**WHAT IS EXPECTED:**
Starting at the first line of the data, please print exactly those lines through the one that holds "import * as", omitting every picture.

---------------

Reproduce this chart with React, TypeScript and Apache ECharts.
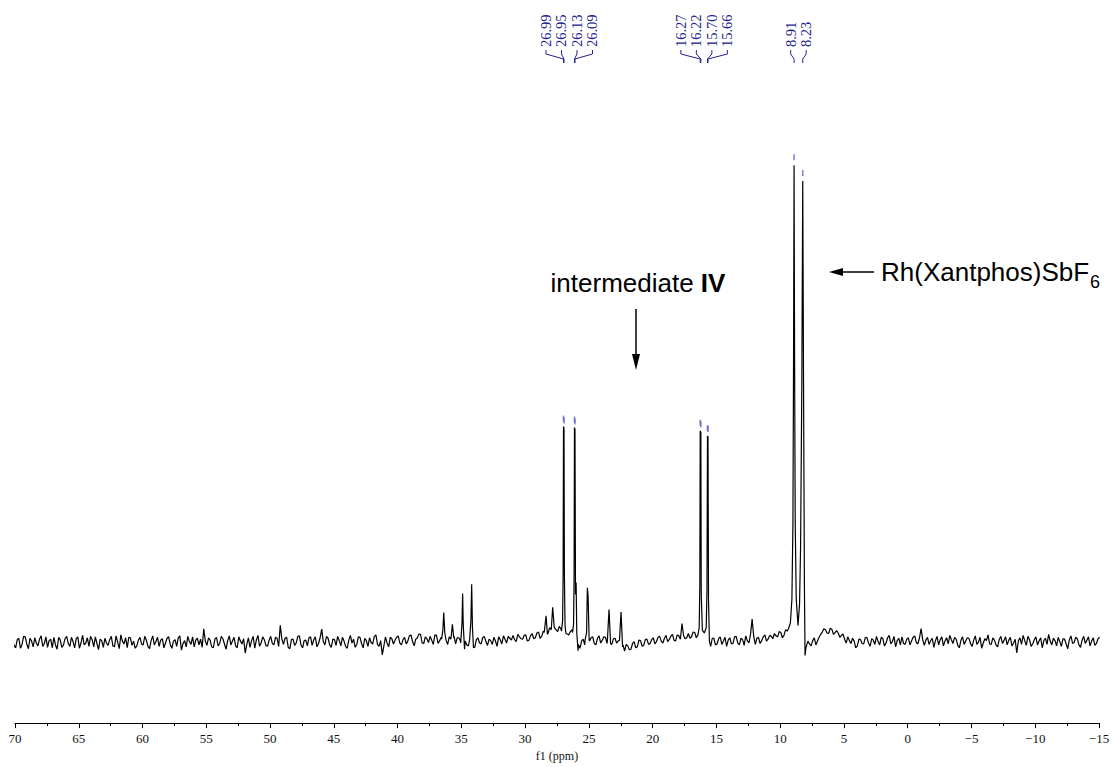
import React, { useEffect, useRef } from "react";
import * as echarts from "echarts";

// ---------- data ----------
// baseline trace sampled every 0.125 ppm from 70.2 ppm downwards (rows of 5 ppm)
const baselineStart = 70.2;
const baselineStep = 0.125;
const baselineRows: number[][] = [
  [0.3,-0.7,-1.2,0.5,0.8,-1.3,-0.5,1.2,1.1,-0.4,-1.4,0.8,0.2,-1.0,0.9,-0.2,-0.8,0.6,1.3,-0.9,-0.3,1.1,-1.1,0.3,0.6,-1.2,1.0,-0.6,-1.5,1.0,0.4,-1.1,-0.6,0.7,1.2,-0.3,-0.9,1.0,0.1,-1.2],
  [0.7,1.1,-1.3,-0.2,1.4,-0.6,-0.2,0.9,-0.9,1.2,0.5,-1.0,1.1,-0.3,-1.6,0.6,0.3,-1.1,0.8,-0.2,-0.7,0.5,1.2,-0.8,-1.0,1.3,0.0,-1.4,1.5,0.2,-0.4,0.9,-1.2,1.0,0.9,-0.7,0.2,-1.3,-0.8,0.4],
  [1.0,-0.4,-0.6,1.2,0.4,-0.9,-1.4,0.3,1.3,-0.6,0.1,1.0,-0.9,0.4,0.7,-1.2,-0.2,0.8,1.1,-0.5,-1.3,0.2,0.5,-0.9,0.9,1.3,-1.7,-0.3,0.3,-1.0,1.2,0.1,-0.5,1.1,-1.0,0.4,0.8,-0.6,0.6,-1.1],
  [2.8,0.2,-0.7,0.9,0.4,-1.0,-1.2,0.6,1.0,-0.8,-0.3,1.2,0.7,-0.4,-1.5,0.3,1.3,-0.6,0.2,1.0,-0.8,-1.2,1.1,0.2,-0.4,0.7,-2.3,-0.5,0.9,-1.1,0.3,1.2,-1.3,0.4,1.4,-0.9,-0.2,1.1,0.5,-0.7],
  [-0.9,0.4,1.2,-0.3,-0.6,1.0,0.8,-0.9,3.5,0.6,-0.5,0.8,1.0,-1.1,-1.4,0.5,0.6,-0.7,-0.2,1.2,1.3,-0.6,-1.2,0.3,0.4,-0.8,0.9,1.1,-0.7,0.5,1.1,-1.0,-0.3,0.9,2.7,0.1,-0.6,1.2,0.8,-0.6],
  [-1.1,0.6,0.5,-0.7,1.2,0.3,-0.8,1.0,0.2,-0.9,-1.3,0.4,1.4,-0.2,0.6,-1.1,-0.5,1.1,1.0,-0.3,-1.2,0.8,0.3,-0.9,0.9,-0.1,-0.4,1.2,1.5,-0.5,-0.9,0.3,-2.7,-0.8,1.1,-0.2,-1.0,1.0,0.7,-0.4],
  [0.4,1.0,1.3,-0.2,-0.6,0.5,1.0,-0.4,0.2,1.3,1.5,0.1,-0.8,0.6,0.9,1.7,1.6,-0.2,-0.3,1.1,0.7,-0.1,1.2,0.4,-0.5,1.5,1.4,-0.3,0.3,1.0,0.8,1.3,0.5,-0.5,1.1,0.6,0.2,1.2,-0.4,0.9],
  [0.9,0.3,-0.5,0.7,0.2,-0.6,-0.8,0.8,0.6,-0.4,-1.1,0.5,0.9,-0.2,-0.4,0.9,1.2,0.1,-0.7,0.6,0.3,-0.5,1.0,0.2,-0.9,1.1,0.5,-0.4,1.3,0.6,-0.2,1.2,0.8,0.4,1.4,0.5,0.1,1.6,1.1,0.7],
  [0.6,1.4,1.5,0.2,0.4,1.3,1.8,0.7,0.9,1.9,2.1,0.8,1.2,2.3,2.6,1.4,1.9,3.0,2.4,1.8,3.0,2.6,2.2,3.3,2.8,1.9,2.5,2.9,1.7,1.5,2.2,2.6,2.0,1.2,0.8,-0.5,-1.3,0.2,0.6,-0.6],
  [0.5,-0.4,0.2,0.9,1.1,-0.3,-0.6,0.8,1.3,-0.2,0.4,1.1,1.0,-0.3,0.6,0.1,-0.5,0.7,0.8,-0.2,0.2,0.9,0.4,-0.6,-1.9,-0.5,-0.8,-1.6,-1.5,-0.3,0.1,-1.2,-1.0,0.4,0.3,-0.9,-0.7,0.5,0.6,-0.5],
  [-0.3,0.5,0.9,-0.4,0.1,1.0,1.2,0.2,-0.2,0.8,1.4,0.1,0.5,1.2,1.6,0.4,0.2,1.5,1.3,0.6,3.9,1.4,0.7,0.9,1.8,0.8,1.1,2.1,2.0,0.9,1.5,2.2,1.7,1.0,1.9,2.4,1.6,0.3,-0.9,0.8],
  [0.8,-0.6,-0.4,0.7,1.1,-0.5,0.2,1.0,-0.9,0.4,0.9,-0.4,-0.3,1.1,1.2,-0.2,-0.6,0.8,0.5,-0.7,1.3,0.3,-0.2,1.6,4.8,1.2,-0.5,0.8,1.0,-0.3,0.3,1.1,1.5,0.2,0.6,1.4,1.2,0.7,1.8,1.3],
  [1.1,2.2,2.0,0.9,1.4,2.6,2.3,1.7,3.0,3.3,3.2,3.4,3.4,2.9,3.6,3.1,3.0,-1.5,-0.9,0.2,-0.4,-0.8,0.3,0.9,-0.6,0.2,1.0,1.6,2.1,2.8,2.6,1.9,1.8,2.9,2.7,1.6,2.0,2.4,1.9,1.0],
  [1.4,1.7,0.6,-0.2,1.1,0.3,-0.3,0.8,0.2,-1.2,-0.8,0.6,0.5,-0.3,-0.4,0.9,1.0,-0.2,-0.9,0.7,0.4,-0.5,1.2,0.1,-0.6,1.0,0.7,-0.8,-0.2,0.9,1.4,-0.4,0.1,1.2,-1.0,0.3,0.8,-0.6,1.1,-0.3],
  [-0.5,0.6,0.9,-0.6,0.2,1.0,1.3,-0.1,-0.4,0.9,2.8,0.5,-0.7,0.4,1.0,-0.5,0.3,0.8,-1.1,0.3,1.2,-0.6,0.5,1.1,-0.8,0.2,0.9,-0.4,1.4,0.5,-0.3,1.0,0.6,-0.7,-1.2,0.4,1.1,-0.5,0.2,0.9],
  [0.8,-0.3,-0.9,0.4,1.3,-0.5,0.0,1.0,-1.3,-0.2,0.7,0.3,1.5,-0.4,-0.5,0.9,0.4,-0.6,-1.0,0.5,1.2,-0.3,0.3,1.1,-0.6,0.4,1.0,-0.8,-0.2,0.6,-2.3,0.2,0.9,-0.5,1.4,0.3,-0.7,1.2,0.5,-0.9],
  [-0.4,0.5,1.1,-0.6,0.2,0.9,-1.2,0.3,0.8,-0.5,1.6,0.2,-0.6,0.8,0.3,-0.8,1.0,0.1,-0.9,0.7,0.6,-0.4,-1.4,0.5,1.3,-0.3,-0.1,1.0,0.7,-0.6,-1.1,0.4,1.2,-0.3,0.4,1.1,-0.8,0.2,0.9,-0.7],
  [-0.3,0.7,1.0],
];

// resolved signals: [ppm, intensity]
const peak36_4: number[][] = [[36.55, 0.6], [36.45, 2.5], [36.38, 6.2], [36.3, 2.0], [36.2, 0.4]];
const peak35_7: number[][] = [[35.8, 0.5], [35.7, 3.7], [35.6, 0.9]];
const peak34_9: number[][] = [[35.05, -0.2], [34.95, 4.0], [34.9, 10.2], [34.85, 3.5], [34.75, -1.5]];
const peak34_2: number[][] = [[34.35, 0.5], [34.25, 4.5], [34.19, 12.1], [34.13, 3.0], [34.05, -1.2]];
const peak28_4: number[][] = [[28.5, 2.0], [28.36, 5.5], [28.25, 1.6]];
const peak27_8: number[][] = [[27.95, 2.6], [27.84, 7.3], [27.72, 3.2]];
const peak27_0: number[][] = [[27.15, 2.3], [27.06, 4.5], [27.02, 14], [26.99, 45.2], [26.95, 44.8], [26.92, 14], [26.87, 3.5], [26.8, 1.8]];
const peak26_1: number[][] = [[26.28, 2.0], [26.2, 3.8], [26.16, 14], [26.13, 45.0], [26.09, 44.6], [26.05, 10], [26.0, 12.5], [25.95, 2.0], [25.85, -1.8]];
const peak25_1: number[][] = [[25.3, 0.4], [25.18, 2.0], [25.12, 11.4], [25.06, 9.5], [24.98, 0.5]];
const peak23_4: number[][] = [[23.55, 0.3], [23.42, 6.8], [23.3, -0.3]];
const peak22_5: number[][] = [[22.6, 0.4], [22.48, 6.3], [22.36, -1.0]];
const peak16_0: number[][] = [
  [16.45, 1.5], [16.35, 3.0], [16.3, 12], [16.27, 44.3], [16.22, 44.0], [16.19, 10], [16.1, 2.5],
  [15.95, 1.9], [15.8, 3.0], [15.74, 11], [15.7, 43.2], [15.66, 43.0], [15.62, 9], [15.55, 0.2],
];
const peak8_6: number[][] = [
  [9.35, 2.8], [9.2, 4.0], [9.08, 9], [9.0, 25], [8.95, 60], [8.91, 100], [8.87, 60], [8.82, 25], [8.74, 9],
  [8.6, 3.5], [8.48, 8], [8.4, 20], [8.3, 55], [8.23, 96.7], [8.17, 55], [8.1, 12], [8.05, -2.8], [7.98, -1.2],
];
const signals = [peak36_4, peak35_7, peak34_9, peak34_2, peak28_4, peak27_8, peak27_0, peak26_1, peak25_1, peak23_4, peak22_5, peak16_0, peak8_6];

// peak picking
const pickPpm = [26.99, 26.95, 26.13, 26.09, 16.27, 16.22, 15.7, 15.66, 8.91, 8.23];
const pickHeight = [45.2, 44.8, 45.0, 44.6, 44.3, 44.0, 43.2, 43.0, 100, 96.7];
const pickGroups: number[][] = [
  [26.99, 26.95, 26.13, 26.09],
  [16.27, 16.22, 15.7, 15.66],
  [8.91, 8.23],
];

// axis
const xMin = -15;
const xMax = 70;
const xInterval = 5;
const yMin = -17;
const yMax = 120;

function buildTrace(): number[][] {
  const flat = baselineRows.flat();
  const pts: number[][] = [];
  flat.forEach((v, i) => {
    const ppm = Math.round((baselineStart - i * baselineStep) * 1000) / 1000;
    const inside = signals.some((s) => {
      const hi = s[0][0];
      const lo = s[s.length - 1][0];
      return ppm <= hi && ppm >= lo;
    });
    if (!inside) pts.push([ppm, v]);
  });
  signals.forEach((s) => s.forEach((p) => pts.push(p)));
  pts.sort((a, b) => b[0] - a[0]);
  return pts;
}

const BLUE = "#23238f";
const SERIF = "'Liberation Serif', 'Times New Roman', serif";
const SANS = "'Liberation Sans', Arial, sans-serif";

export default function App() {
  const ref = useRef<HTMLDivElement>(null);

  useEffect(() => {
    document.body.style.margin = "0";
    const chart = echarts.init(ref.current as HTMLDivElement, null, { renderer: "svg" });
    const fmt = (v: number) => (v < 0 ? "\u2212" + Math.abs(v) : String(v));
    chart.setOption({
      animation: false,
      backgroundColor: "#fff",
      grid: { left: 15, right: 14, top: 70, bottom: 38 },
      xAxis: {
        type: "value",
        inverse: true,
        min: xMin,
        max: xMax,
        interval: xInterval,
        name: "f1 (ppm)",
        nameLocation: "middle",
        nameGap: 24,
        nameTextStyle: { fontFamily: SERIF, fontSize: 12, color: "#111" },
        axisLine: { onZero: false, lineStyle: { color: "#000", width: 1 } },
        axisTick: { length: 5, lineStyle: { color: "#000" } },
        minorTick: { show: true, splitNumber: 2, length: 3, lineStyle: { color: "#000" } },
        splitLine: { show: false },
        axisLabel: { formatter: fmt, margin: 9, fontFamily: SERIF, fontSize: 13, color: "#111" },
      },
      yAxis: { type: "value", min: yMin, max: yMax, show: false },
      series: [
        {
          type: "line",
          data: buildTrace(),
          showSymbol: false,
          silent: true,
          lineStyle: { color: "#000", width: 1.2 },
        },
        {
          type: "scatter",
          data: pickPpm.map((p, i) => [p, pickHeight[i]]),
          symbol: "rect",
          symbolSize: [1.5, 6],
          symbolOffset: [0, -8],
          silent: true,
          itemStyle: { color: "#5b5bc4" },
        },
      ],
    });

    const px = (v: number) => chart.convertToPixel({ xAxisIndex: 0 }, v) as number;
    const g: any[] = [];
    const spacing = 15.5;
    pickGroups.forEach((grp) => {
      const pxs = grp.map(px);
      const center = (Math.min(...pxs) + Math.max(...pxs)) / 2;
      grp.forEach((p, i) => {
        const lx = center + (i - (grp.length - 1) / 2) * spacing;
        g.push({
          type: "text",
          x: lx,
          y: 47,
          rotation: Math.PI / 2,
          style: {
            text: p.toFixed(2),
            fill: BLUE,
            font: `14.5px ${SERIF}`,
            textAlign: "left",
            textVerticalAlign: "middle",
          },
        });
        g.push({
          type: "polyline",
          shape: { points: [[lx, 50], [lx, 54], [pxs[i], 59], [pxs[i], 63]] },
          style: { stroke: BLUE, lineWidth: 1, fill: "none" },
        });
      });
    });

    // annotation: intermediate IV
    g.push({
      type: "text",
      x: 638,
      y: 283,
      style: {
        text: "{n|intermediate }{b|IV}",
        textAlign: "center",
        textVerticalAlign: "middle",
        rich: {
          n: { fontFamily: SANS, fontSize: 26, fill: "#000", color: "#000" },
          b: { fontFamily: SANS, fontSize: 26, fontWeight: "bold", fill: "#000", color: "#000" },
        },
      },
    });
    g.push({ type: "line", shape: { x1: 636, y1: 309, x2: 636, y2: 356 }, style: { stroke: "#000", lineWidth: 1.5 } });
    g.push({ type: "polygon", shape: { points: [[632, 354], [640, 354], [636, 370]] }, style: { fill: "#000" } });

    // annotation: Rh(Xantphos)SbF6
    const mainFont = `26px ${SANS}`;
    let w = 200;
    try {
      const ctx = document.createElement("canvas").getContext("2d");
      if (ctx) {
        ctx.font = mainFont;
        w = ctx.measureText("Rh(Xantphos)SbF").width;
      }
    } catch (e) {}
    g.push({ type: "line", shape: { x1: 841, y1: 272, x2: 874, y2: 272 }, style: { stroke: "#000", lineWidth: 1.5 } });
    g.push({ type: "polygon", shape: { points: [[829, 272], [843, 268], [843, 276]] }, style: { fill: "#000" } });
    g.push({
      type: "text",
      x: 881,
      y: 272,
      style: { text: "Rh(Xantphos)SbF", font: mainFont, fill: "#000", textAlign: "left", textVerticalAlign: "middle" },
    });
    g.push({
      type: "text",
      x: 881 + w + 1,
      y: 282,
      style: { text: "6", font: `18px ${SANS}`, fill: "#000", textAlign: "left", textVerticalAlign: "middle" },
    });

    chart.setOption({ graphic: g });
    return () => chart.dispose();
  }, []);

  return <div ref={ref} style={{ position: "absolute", left: 0, top: 0, width: 1113, height: 767 }} />;
}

---------------

**OUTPUT FOR THIS EXERCISE:**
Reproduce this chart with React, TypeScript and Apache ECharts.
import React, { useEffect, useRef } from "react";
import * as echarts from "echarts";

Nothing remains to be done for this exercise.